Figure scripts
====

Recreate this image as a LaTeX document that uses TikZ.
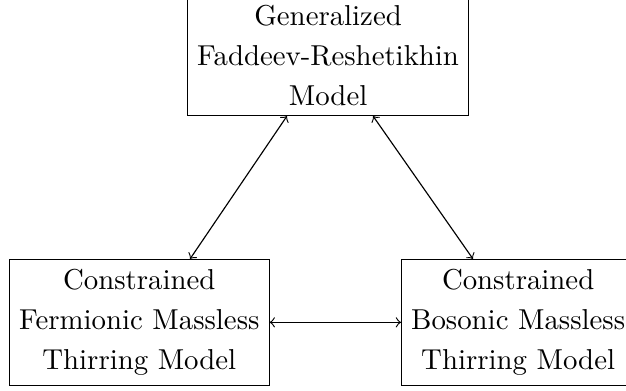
\documentclass[tikz,border=0pt]{standalone}
\usetikzlibrary{calc}
\begin{document}
\begin{tikzpicture}[x=0.3472pt,y=-0.3472pt,
  modelbox/.style={draw,align=center,font={\fontsize{10}{13.9}\selectfont}},
  link/.style={<->,>=to}]
\useasboundingbox (0,0) rectangle (626,390);
\node[modelbox,anchor=south west] (top) at (187,116) {Generalized\\Faddeev-Reshetikhin\\Model};
\node[modelbox,anchor=north west] (ferm) at (9,259) {Constrained\\Fermionic Massless\\Thirring Model};
\node[modelbox,anchor=north west] (bos) at (401,259) {Constrained\\Bosonic Massless\\Thirring Model};
\coordinate (tl) at ($(top.south west)+(100,0)$);
\coordinate (tr) at ($(top.south west)+(186,0)$);
\coordinate (fl) at ($(ferm.north west)+(181,0)$);
\coordinate (br) at ($(bos.north west)+(72,0)$);
\draw[link] (tl) -- (fl);
\draw[link] (tr) -- (br);
\draw[link] (ferm.east) -- (bos.west);
\end{tikzpicture}
\end{document}
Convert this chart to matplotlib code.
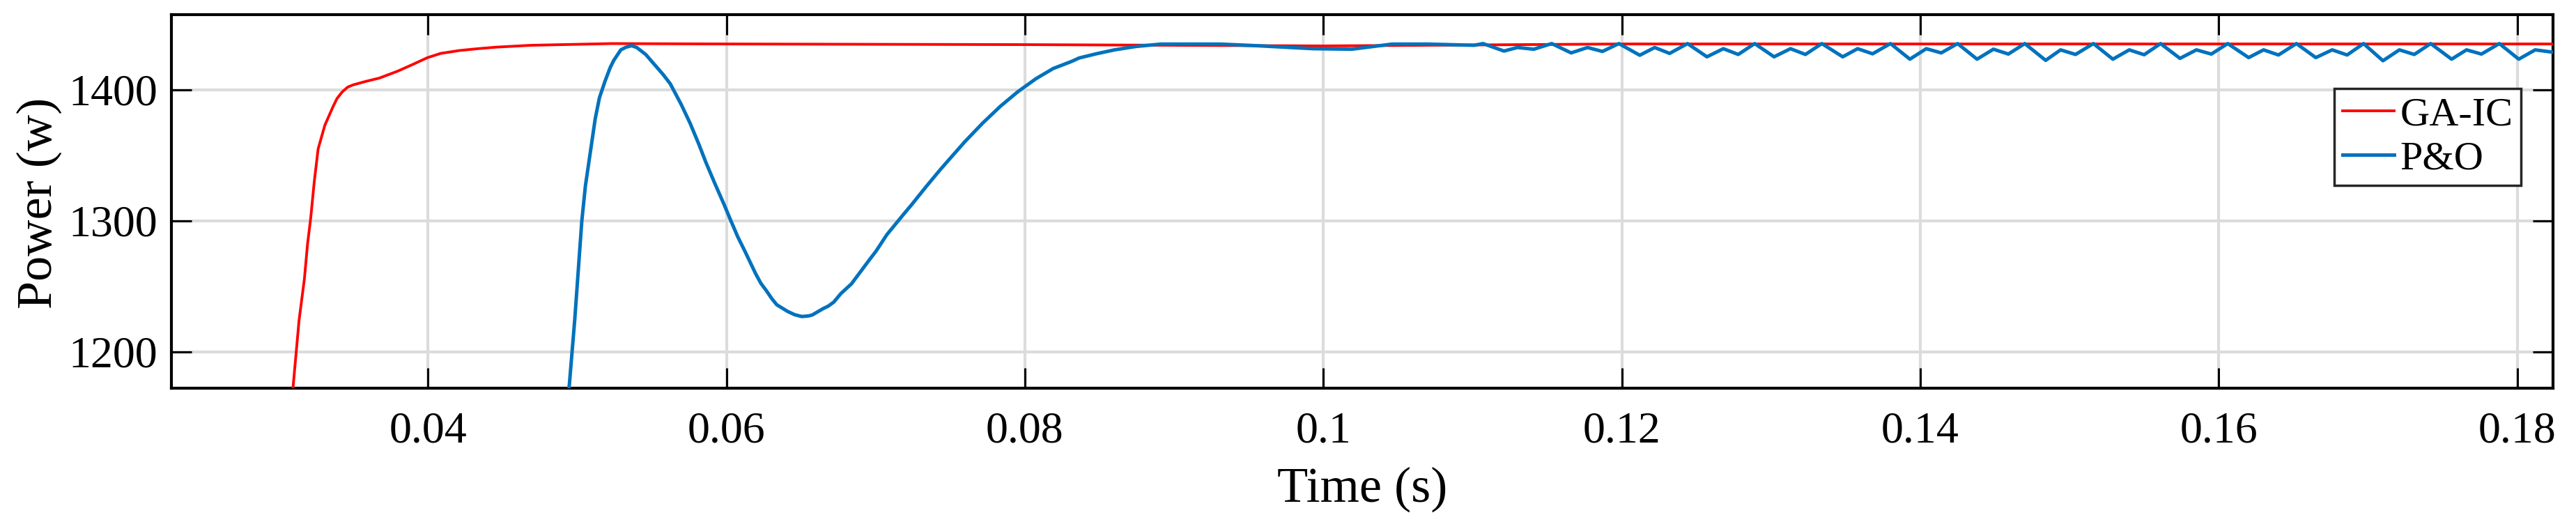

====

Return every line of the records exactly as given, pictures excluded.

▸ Response to the task:
Recreate this image as a LaTeX document that uses TikZ.
\documentclass[tikz,border=0pt]{standalone}
\usetikzlibrary{calc}
\begin{document}
\begin{tikzpicture}[x=0.3472pt,y=-0.3472pt,
  modelbox/.style={draw,align=center,font={\fontsize{10}{13.9}\selectfont}},
  link/.style={<->,>=to}]
\useasboundingbox (0,0) rectangle (626,390);
\node[modelbox,anchor=south west] (top) at (187,116) {Generalized\\Faddeev-Reshetikhin\\Model};
\node[modelbox,anchor=north west] (ferm) at (9,259) {Constrained\\Fermionic Massless\\Thirring Model};
\node[modelbox,anchor=north west] (bos) at (401,259) {Constrained\\Bosonic Massless\\Thirring Model};
\coordinate (tl) at ($(top.south west)+(100,0)$);
\coordinate (tr) at ($(top.south west)+(186,0)$);
\coordinate (fl) at ($(ferm.north west)+(181,0)$);
\coordinate (br) at ($(bos.north west)+(72,0)$);
\draw[link] (tl) -- (fl);
\draw[link] (tr) -- (br);
\draw[link] (ferm.east) -- (bos.west);
\end{tikzpicture}
\end{document}
Convert this chart to matplotlib code.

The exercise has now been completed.